It was one of Barack Obama's big applause lines. At nearly every campaign stop, the candidate promised to end our dependence on foreign oil and slash carbon emissions 80 percent by midcentury. "I will set a clear goal as president," he said in his speech accepting the Democratic nomination. "I will tap our natural-gas reserves, invest in clean coal technology and find ways to safely harness nuclear power." He also promised to back biofuels and wind, water and solar power. The crowd cheered.
Now all he has to do is make good on the promise. But despite all the inspiring talk about windmills and solar panels, it's difficult to see how Obama will reach that goal without relying, in large part, on nuclear power. Commercial reactors currently provide 20 percent of the nation's power—but accounts for 70 percent of the country's emission-free energy. "We cannot get to the reduction of CO2 in a big way without relying on nuclear energy even more than we do today," says Mujid Kazimi, the director of MIT's Center for Advanced Nuclear Systems.

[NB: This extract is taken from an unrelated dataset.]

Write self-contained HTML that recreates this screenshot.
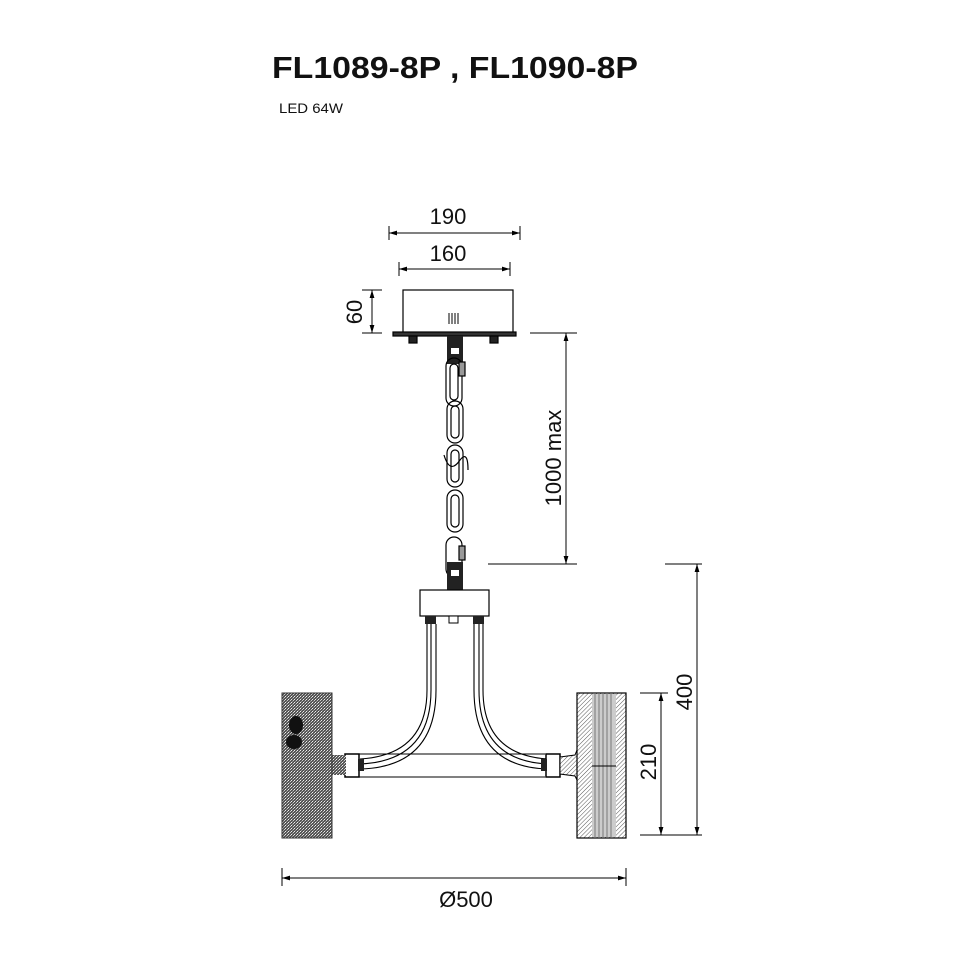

So does that mean Obama will become the nation's cheerleader in chief for nuclear power? Not likely. Obama has been cautious whenever he's been asked about the issue. In a "Meet the Press" appearance in May, he hedged when the subject came up. "I think we do have to look at nuclear, and what we've got to figure out is can we store the material properly? Can we make sure that they're secure? Can we deal with the expense?"
Not exactly a full-throated endorsement. Obama's lack of enthusiasm is easy to understand politically, especially given the apprehension many voters have about the safety of nuclear-power plants. Three decades later, Three Mile Island still haunts—despite the pleas of industry advocates who say the technology has improved to the point that accidents are almost unheard of. Most Americans probably have no idea that there are 104 commercial nuclear-power plants currently operating in the United States today. None has suffered a malfunction that led to a major leak of radioactive material. Nuclear-power proponents often point to France, which depends on nukes for 80 percent of its power.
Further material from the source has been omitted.